**Request**: Repeat the listing word for word. No pictures belong in the copy.

[BEGIN]

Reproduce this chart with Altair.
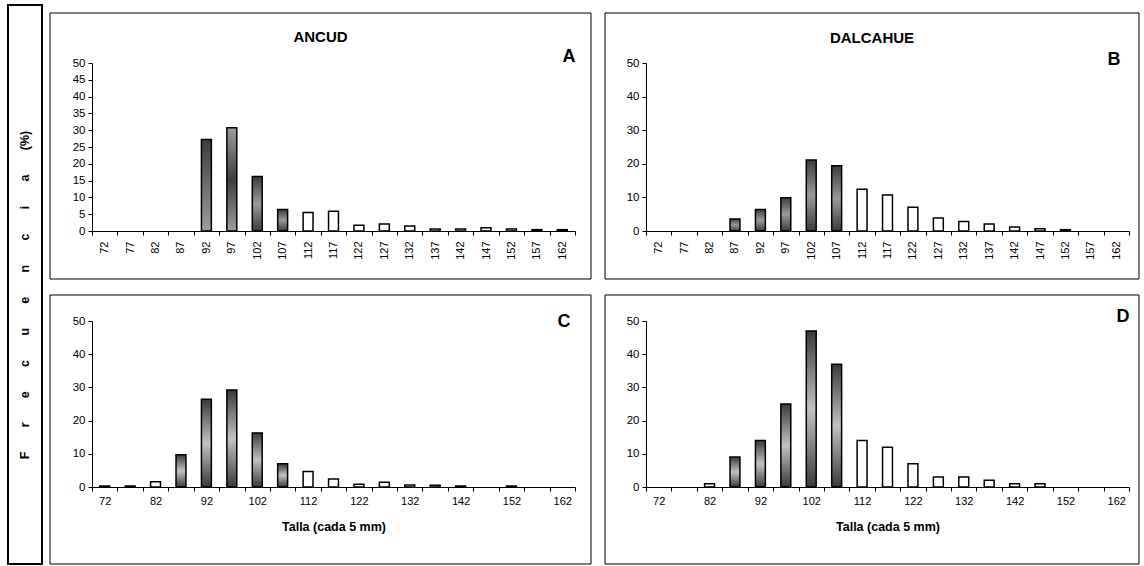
import altair as alt
import pandas as pd

FONT = "Liberation Sans"

# ---------------- data ----------------
tallas = [72, 77, 82, 87, 92, 97, 102, 107, 112, 117, 122, 127, 132, 137, 142, 147, 152, 157, 162]

ancud = [0, 0, 0, 0, 27.2, 30.7, 16.2, 6.4, 5.5, 5.9, 1.7, 2.1, 1.5, 0.6, 0.6, 1.0, 0.6, 0.4, 0.4]
ancud_estilo = ["w", "w", "w", "w", "down", "inv", "gA", "gA"] + ["w"] * 11

dalcahue = [0, 0, 0, 3.6, 6.4, 9.9, 21.1, 19.4, 12.4, 10.7, 7.1, 3.9, 2.8, 2.1, 1.2, 0.7, 0.4, 0, 0]
dalcahue_estilo = ["w", "w", "w", "gA", "gA", "gA", "gA", "gA"] + ["w"] * 11

panel_c = [0.3, 0.3, 1.6, 9.7, 26.4, 29.2, 16.3, 7.0, 4.7, 2.4, 0.8, 1.4, 0.6, 0.5, 0.3, 0, 0.3, 0, 0]
panel_c_estilo = ["w", "w", "w", "g", "g", "g", "g", "g"] + ["w"] * 11

panel_d = [0, 0, 1, 9, 14, 25, 47, 37, 14, 12, 7, 3, 3, 2, 1, 1, 0, 0, 0]
panel_d_estilo = ["w", "w", "w", "g", "g", "g", "g", "g"] + ["w"] * 11

eje_y_titulo = "Frecuencia"
eje_y_unidad = "(%)"
eje_x_titulo = "Talla (cada 5 mm)"


def grad(stops):
    return alt.Gradient(
        gradient="linear",
        x1=0, x2=0, y1=0, y2=1,
        stops=[alt.GradientStop(color=c, offset=o) for o, c in stops],
    )


FILLS = {
    "w": "#ffffff",
    "g": grad([(0, "#3a3a3a"), (0.5, "#c2c2c2"), (1, "#3a3a3a")]),
    "gA": grad([(0, "#3c3c3c"), (0.5, "#9a9a9a"), (1, "#3c3c3c")]),
    "inv": grad([(0, "#9c9c9c"), (0.5, "#3e3e3e"), (1, "#9c9c9c")]),
    "down": grad([(0, "#3c3c3c"), (1, "#9e9e9e")]),
}

one = pd.DataFrame({"k": [0]})


def panel(values, estilos, ystep, rotated, W, H, frame, title=None, title_pos=None,
          letter=None, letter_pos=None):
    df = pd.DataFrame({"talla": tallas, "pct": values, "estilo": estilos})
    if rotated:
        xaxis = alt.Axis(title=None, labelAngle=-90, labelFont=FONT, labelFontSize=11,
                         labelColor="#000", tickBand="extent", tickSize=4, tickColor="#000",
                         domainColor="#000", labelPadding=6, grid=False, labelOverlap=False)
    else:
        xaxis = alt.Axis(title=eje_x_titulo, labelAngle=0, labelFont=FONT, labelFontSize=11,
                         labelColor="#000", tickBand="extent", tickSize=4, tickColor="#000",
                         domainColor="#000", labelPadding=4, grid=False, labelOverlap=False,
                         labelExpr="(datum.value - 72) % 10 == 0 ? datum.label : ''",
                         titleFont=FONT, titleFontSize=12.5, titleFontWeight="bold",
                         titleColor="#000", titlePadding=14)
    xenc = alt.X("talla:O", scale=alt.Scale(domain=tallas, paddingInner=0, paddingOuter=0),
                 axis=xaxis)
    yenc = alt.Y("pct:Q", scale=alt.Scale(domain=[0, 50], nice=False),
                 axis=alt.Axis(title=None, values=list(range(0, 51, ystep)), labelFont=FONT,
                               labelFontSize=11.5, labelColor="#000", tickSize=4,
                               tickColor="#000", domainColor="#000", labelPadding=3,
                               grid=False))
    layers = []
    fx0, fy0, fx1, fy1 = frame
    layers.append(
        alt.Chart(one).mark_rect(filled=False, color="#000", strokeWidth=1).encode(
            x=alt.value(fx0), x2=alt.value(fx1), y=alt.value(fy0), y2=alt.value(fy1))
    )
    for key in ["w", "g", "gA", "inv", "down"]:
        if key not in estilos:
            continue
        layers.append(
            alt.Chart(df)
            .transform_filter((alt.datum.estilo == key) & (alt.datum.pct > 0))
            .mark_bar(width={"band": 0.39}, fill=FILLS[key], stroke="#000", strokeWidth=1.5)
            .encode(x=xenc, y=yenc)
        )
    if title:
        layers.append(
            alt.Chart(one).mark_text(text=title, font=FONT, fontSize=15, fontWeight="bold",
                                     align="center", baseline="middle", color="#000")
            .encode(x=alt.value(title_pos[0]), y=alt.value(title_pos[1]))
        )
    if letter:
        layers.append(
            alt.Chart(one).mark_text(text=letter, font=FONT, fontSize=18, fontWeight="bold",
                                     align="center", baseline="middle", color="#000")
            .encode(x=alt.value(letter_pos[0]), y=alt.value(letter_pos[1]))
        )
    return alt.layer(*layers).properties(width=W, height=H)


PW = 483
pA = panel(ancud, ancud_estilo, 5, True, PW, 168, (-42, -50, PW + 16, 168 + 48),
           title="ANCUD", title_pos=(228.5, -26), letter="A", letter_pos=(477, -6))
pB = panel(dalcahue, dalcahue_estilo, 10, True, PW, 168, (-41, -50, PW + 10, 168 + 48),
           title="DALCAHUE", title_pos=(226, -25), letter="B", letter_pos=(468, -3))
pC = panel(panel_c, panel_c_estilo, 10, False, PW, 166, (-42, -26, PW + 16, 166 + 77),
           letter="C", letter_pos=(472, 1))
pD = panel(panel_d, panel_d_estilo, 10, False, PW, 166, (-41, -26, PW + 10, 166 + 77),
           letter="D", letter_pos=(477, -4))

sep = "\u00a0" * 7
strip_label = sep.join(list(eje_y_titulo)) + sep + eje_y_unidad

strip = alt.layer(
    alt.Chart(one).mark_rect(filled=False, color="#000", strokeWidth=2).encode(
        x=alt.value(0), x2=alt.value(34), y=alt.value(-58), y2=alt.value(501)),
    alt.Chart(one).mark_text(text=strip_label, angle=270, font=FONT, fontSize=12.5,
                             fontWeight="bold", align="center", baseline="middle",
                             color="#000").encode(x=alt.value(17), y=alt.value(232)),
).properties(width=34, height=168)

grid = alt.concat(pA, pB, pC, pD, columns=2, spacing={"row": 90, "column": 71},
                  bounds="flush")

chart = alt.hconcat(strip, grid, spacing=50, bounds="flush").properties(
    padding={"left": 7, "top": 4, "right": 0, "bottom": 0},
    background="white",
).configure_view(stroke=None)

chart.save("out.html", embed_options={"renderer": "svg", "actions": False})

[END]

**The reply**:
Reproduce this chart with Altair.
import altair as alt
import pandas as pd

FONT = "Liberation Sans"

# ---------------- data ----------------
tallas = [72, 77, 82, 87, 92, 97, 102, 107, 112, 117, 122, 127, 132, 137, 142, 147, 152, 157, 162]

ancud = [0, 0, 0, 0, 27.2, 30.7, 16.2, 6.4, 5.5, 5.9, 1.7, 2.1, 1.5, 0.6, 0.6, 1.0, 0.6, 0.4, 0.4]
ancud_estilo = ["w", "w", "w", "w", "down", "inv", "gA", "gA"] + ["w"] * 11

dalcahue = [0, 0, 0, 3.6, 6.4, 9.9, 21.1, 19.4, 12.4, 10.7, 7.1, 3.9, 2.8, 2.1, 1.2, 0.7, 0.4, 0, 0]
dalcahue_estilo = ["w", "w", "w", "gA", "gA", "gA", "gA", "gA"] + ["w"] * 11

panel_c = [0.3, 0.3, 1.6, 9.7, 26.4, 29.2, 16.3, 7.0, 4.7, 2.4, 0.8, 1.4, 0.6, 0.5, 0.3, 0, 0.3, 0, 0]
panel_c_estilo = ["w", "w", "w", "g", "g", "g", "g", "g"] + ["w"] * 11

panel_d = [0, 0, 1, 9, 14, 25, 47, 37, 14, 12, 7, 3, 3, 2, 1, 1, 0, 0, 0]
panel_d_estilo = ["w", "w", "w", "g", "g", "g", "g", "g"] + ["w"] * 11

eje_y_titulo = "Frecuencia"
eje_y_unidad = "(%)"
eje_x_titulo = "Talla (cada 5 mm)"


def grad(stops):
    return alt.Gradient(
        gradient="linear",
        x1=0, x2=0, y1=0, y2=1,
        stops=[alt.GradientStop(color=c, offset=o) for o, c in stops],
    )


FILLS = {
    "w": "#ffffff",
    "g": grad([(0, "#3a3a3a"), (0.5, "#c2c2c2"), (1, "#3a3a3a")]),
    "gA": grad([(0, "#3c3c3c"), (0.5, "#9a9a9a"), (1, "#3c3c3c")]),
    "inv": grad([(0, "#9c9c9c"), (0.5, "#3e3e3e"), (1, "#9c9c9c")]),
    "down": grad([(0, "#3c3c3c"), (1, "#9e9e9e")]),
}

one = pd.DataFrame({"k": [0]})


def panel(values, estilos, ystep, rotated, W, H, frame, title=None, title_pos=None,
          letter=None, letter_pos=None):
    df = pd.DataFrame({"talla": tallas, "pct": values, "estilo": estilos})
    if rotated:
        xaxis = alt.Axis(title=None, labelAngle=-90, labelFont=FONT, labelFontSize=11,
                         labelColor="#000", tickBand="extent", tickSize=4, tickColor="#000",
                         domainColor="#000", labelPadding=6, grid=False, labelOverlap=False)
    else:
        xaxis = alt.Axis(title=eje_x_titulo, labelAngle=0, labelFont=FONT, labelFontSize=11,
                         labelColor="#000", tickBand="extent", tickSize=4, tickColor="#000",
                         domainColor="#000", labelPadding=4, grid=False, labelOverlap=False,
                         labelExpr="(datum.value - 72) % 10 == 0 ? datum.label : ''",
                         titleFont=FONT, titleFontSize=12.5, titleFontWeight="bold",
                         titleColor="#000", titlePadding=14)
    xenc = alt.X("talla:O", scale=alt.Scale(domain=tallas, paddingInner=0, paddingOuter=0),
                 axis=xaxis)
    yenc = alt.Y("pct:Q", scale=alt.Scale(domain=[0, 50], nice=False),
                 axis=alt.Axis(title=None, values=list(range(0, 51, ystep)), labelFont=FONT,
                               labelFontSize=11.5, labelColor="#000", tickSize=4,
                               tickColor="#000", domainColor="#000", labelPadding=3,
                               grid=False))
    layers = []
    fx0, fy0, fx1, fy1 = frame
    layers.append(
        alt.Chart(one).mark_rect(filled=False, color="#000", strokeWidth=1).encode(
            x=alt.value(fx0), x2=alt.value(fx1), y=alt.value(fy0), y2=alt.value(fy1))
    )
    for key in ["w", "g", "gA", "inv", "down"]:
        if key not in estilos:
            continue
        layers.append(
            alt.Chart(df)
            .transform_filter((alt.datum.estilo == key) & (alt.datum.pct > 0))
            .mark_bar(width={"band": 0.39}, fill=FILLS[key], stroke="#000", strokeWidth=1.5)
            .encode(x=xenc, y=yenc)
        )
    if title:
        layers.append(
            alt.Chart(one).mark_text(text=title, font=FONT, fontSize=15, fontWeight="bold",
                                     align="center", baseline="middle", color="#000")
            .encode(x=alt.value(title_pos[0]), y=alt.value(title_pos[1]))
        )
    if letter:
        layers.append(
            alt.Chart(one).mark_text(text=letter, font=FONT, fontSize=18, fontWeight="bold",
                                     align="center", baseline="middle", color="#000")
            .encode(x=alt.value(letter_pos[0]), y=alt.value(letter_pos[1]))
        )
    return alt.layer(*layers).properties(width=W, height=H)


PW = 483
pA = panel(ancud, ancud_estilo, 5, True, PW, 168, (-42, -50, PW + 16, 168 + 48),
           title="ANCUD", title_pos=(228.5, -26), letter="A", letter_pos=(477, -6))
pB = panel(dalcahue, dalcahue_estilo, 10, True, PW, 168, (-41, -50, PW + 10, 168 + 48),
           title="DALCAHUE", title_pos=(226, -25), letter="B", letter_pos=(468, -3))
pC = panel(panel_c, panel_c_estilo, 10, False, PW, 166, (-42, -26, PW + 16, 166 + 77),
           letter="C", letter_pos=(472, 1))
pD = panel(panel_d, panel_d_estilo, 10, False, PW, 166, (-41, -26, PW + 10, 166 + 77),
           letter="D", letter_pos=(477, -4))

sep = "\u00a0" * 7
strip_label = sep.join(list(eje_y_titulo)) + sep + eje_y_unidad

strip = alt.layer(
    alt.Chart(one).mark_rect(filled=False, color="#000", strokeWidth=2).encode(
        x=alt.value(0), x2=alt.value(34), y=alt.value(-58), y2=alt.value(501)),
    alt.Chart(one).mark_text(text=strip_label, angle=270, font=FONT, fontSize=12.5,
                             fontWeight="bold", align="center", baseline="middle",
                             color="#000").encode(x=alt.value(17), y=alt.value(232)),
).properties(width=34, height=168)

grid = alt.concat(pA, pB, pC, pD, columns=2, spacing={"row": 90, "column": 71},
                  bounds="flush")

chart = alt.hconcat(strip, grid, spacing=50, bounds="flush").properties(
    padding={"left": 7, "top": 4, "right": 0, "bottom": 0},
    background="white",
).configure_view(stroke=None)

chart.save("out.html", embed_options={"renderer": "svg", "actions": False})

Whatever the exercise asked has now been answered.